My thoughts on this book: first, I read through the other reviews and found that most other readers like myself, found the protagonist disagreeable, and I suppose the problem is that Jane is not the conventional narrator or indeed heroine. I think the plot could be adequately summoned up as a dissection of an affair. This in-depth analysis cutting through all the shams, delusions and accoutrements of a character in love, is the problem. Only the first 45 pages of a 239 page read are devoted to high-romance, and its conventions of passion and sex and it certainly is a powerful, exhilarating, and steamy first 45 pages.

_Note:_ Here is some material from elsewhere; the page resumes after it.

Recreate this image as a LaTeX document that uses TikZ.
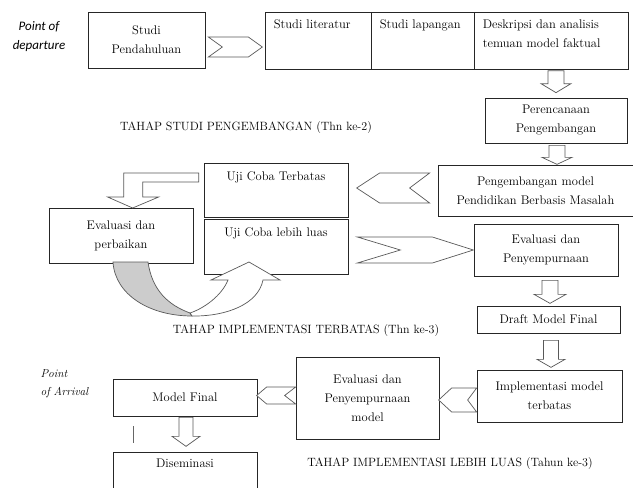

And then as the narrator stipulates:
It won't of course do: as an account, I mean, of what took place. I tried, I tried for so long to reconcile, to find a style that would express it, to find a system that would excuse me, but I love couldn't do it, so here I am, resorting to that old broken medium. Don't let me deceive myself, I see no virtue in confusion, in honesty. Or is that too no longer true? Do I stand judged by that sentence? I cannot judge myself, I cannot condemn myself, so what can I make that will admit me and encompass me? Nothing, it seems, but a broken and fragmented piece: an event seen from angles, where there used to be one event, and one way only of enduring it.
And there dear readers you have the departure point for the rest of the novel. The narrator's voice flicks between first and third person view points; both are dense with analysis and psychological dissection. There are story elements as the affair progresses and eventually other primary characters are involved, namely the partners of the adulterous pair, and children and grandparents, and eventually a terrible denouement, an accident which brings everything into the open and all parties concerned are forced to examine the mess of disconnection.
The author named her character Jane Gray and undoubtedly there is an association with the historical Lady Jane Grey, who was queen for 9 days; accused of treason, and 7 months later beheaded. It seems an entirely appropriate reference - as our narrator Jane Gray, poetess and mother of two embarks on her affair with the husband, of her friend and cousin Lucy. Her pleasure and enjoyment last a similar short space and then she is overwhelmed with the threat of her punishment as surely there must be - most of the book is concerned with her sense of exposure and the inevitable pain she will cause to the others.
As we progress through the book, the narrator endlessly poses arguments or theories for her behaviour. She blames herself, she is responsible for her selfish and reproachable desires; she cannot justify her needs over the others. Her position is irresolvable, but she writhes and turns with increasing despair to find some means of justification for herself and James.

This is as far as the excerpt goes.